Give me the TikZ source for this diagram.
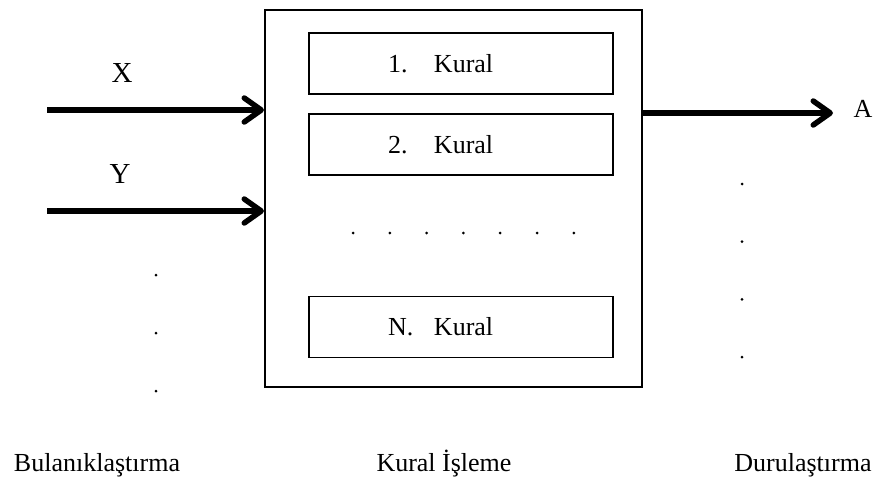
\documentclass[tikz,border=0pt]{standalone}
\usepackage{fontspec}
\setmainfont{Liberation Serif}
\usepackage{tikz}
\usetikzlibrary{arrows.meta, positioning, calc}

\begin{document}
\begin{tikzpicture}[x=1pt, y=-1pt,
    rulebox/.style={draw, line width=1.8pt, minimum width=304pt, minimum height=61pt,
        text width=146pt, inner xsep=79pt, align=left, font=\fontsize{26}{30}\selectfont},
    bigarrow/.style={line width=5.5pt, -{Straight Barb[length=17pt, width=24pt, round]}},
    lbl/.style={font=\fontsize{26}{30}\selectfont},
    varlbl/.style={font=\fontsize{29}{33}\selectfont},
    smalldot/.style={circle, fill, inner sep=0pt, minimum size=3pt}]
    \useasboundingbox (0,0) rectangle (876,479);

    % Rule processing block
    \node[draw, line width=2pt, minimum width=377pt, minimum height=377pt] (proc) at (453.5,198.5) {};
    \node[rulebox] (r1) at (461,63.5) {\makebox[46pt][l]{1.}Kural};
    \node[rulebox] (r2) at (461,144.5) {\makebox[46pt][l]{2.}Kural};
    \node[rulebox] (rn) at (461,327) {\makebox[46pt][l]{N.}Kural};
    \foreach \i in {0,...,6} {
        \node[smalldot] (m\i) at (353+\i*36.8, 233) {};
    }

    % Inputs
    \coordinate (xin) at (47,110);
    \coordinate (yin) at (47,211);
    \draw[bigarrow] (xin) -- (xin -| proc.west);
    \draw[bigarrow] (yin) -- (yin -| proc.west);
    \node[varlbl] (xlabel) at (122,73) {X};
    \node[varlbl] (ylabel) at (120,174) {Y};
    \foreach \i in {0,1,2} {
        \node[smalldot] (l\i) at (156, 275+\i*58) {};
    }

    % Output
    \coordinate (aout) at (833,113);
    \draw[bigarrow] (aout -| proc.east) -- (aout);
    \node[lbl] (alabel) at (863,109) {A};
    \foreach \i in {0,...,3} {
        \node[smalldot] (o\i) at (742, 184+\i*57.7) {};
    }

    % Labels
    \node[lbl, anchor=base] (fuzz) at (97,471) {Bulanıklaştırma};
    \node[lbl, anchor=base] (infer) at (444,471) {Kural İşleme};
    \node[lbl, anchor=base] (defuzz) at (803,471) {Durulaştırma};
\end{tikzpicture}
\end{document}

Task to carry out:
Every line should be retyped exactly, with the pictures omitted.

Problem solution:
Give me the TikZ source for this diagram.
\documentclass[tikz,border=0pt]{standalone}
\usepackage{fontspec}
\setmainfont{Liberation Serif}
\usepackage{tikz}
\usetikzlibrary{arrows.meta, positioning, calc}

\begin{document}
\begin{tikzpicture}[x=1pt, y=-1pt,
    rulebox/.style={draw, line width=1.8pt, minimum width=304pt, minimum height=61pt,
        text width=146pt, inner xsep=79pt, align=left, font=\fontsize{26}{30}\selectfont},
    bigarrow/.style={line width=5.5pt, -{Straight Barb[length=17pt, width=24pt, round]}},
    lbl/.style={font=\fontsize{26}{30}\selectfont},
    varlbl/.style={font=\fontsize{29}{33}\selectfont},
    smalldot/.style={circle, fill, inner sep=0pt, minimum size=3pt}]
    \useasboundingbox (0,0) rectangle (876,479);

    % Rule processing block
    \node[draw, line width=2pt, minimum width=377pt, minimum height=377pt] (proc) at (453.5,198.5) {};
    \node[rulebox] (r1) at (461,63.5) {\makebox[46pt][l]{1.}Kural};
    \node[rulebox] (r2) at (461,144.5) {\makebox[46pt][l]{2.}Kural};
    \node[rulebox] (rn) at (461,327) {\makebox[46pt][l]{N.}Kural};
    \foreach \i in {0,...,6} {
        \node[smalldot] (m\i) at (353+\i*36.8, 233) {};
    }

    % Inputs
    \coordinate (xin) at (47,110);
    \coordinate (yin) at (47,211);
    \draw[bigarrow] (xin) -- (xin -| proc.west);
    \draw[bigarrow] (yin) -- (yin -| proc.west);
    \node[varlbl] (xlabel) at (122,73) {X};
    \node[varlbl] (ylabel) at (120,174) {Y};
    \foreach \i in {0,1,2} {
        \node[smalldot] (l\i) at (156, 275+\i*58) {};
    }

    % Output
    \coordinate (aout) at (833,113);
    \draw[bigarrow] (aout -| proc.east) -- (aout);
    \node[lbl] (alabel) at (863,109) {A};
    \foreach \i in {0,...,3} {
        \node[smalldot] (o\i) at (742, 184+\i*57.7) {};
    }

    % Labels
    \node[lbl, anchor=base] (fuzz) at (97,471) {Bulanıklaştırma};
    \node[lbl, anchor=base] (infer) at (444,471) {Kural İşleme};
    \node[lbl, anchor=base] (defuzz) at (803,471) {Durulaştırma};
\end{tikzpicture}
\end{document}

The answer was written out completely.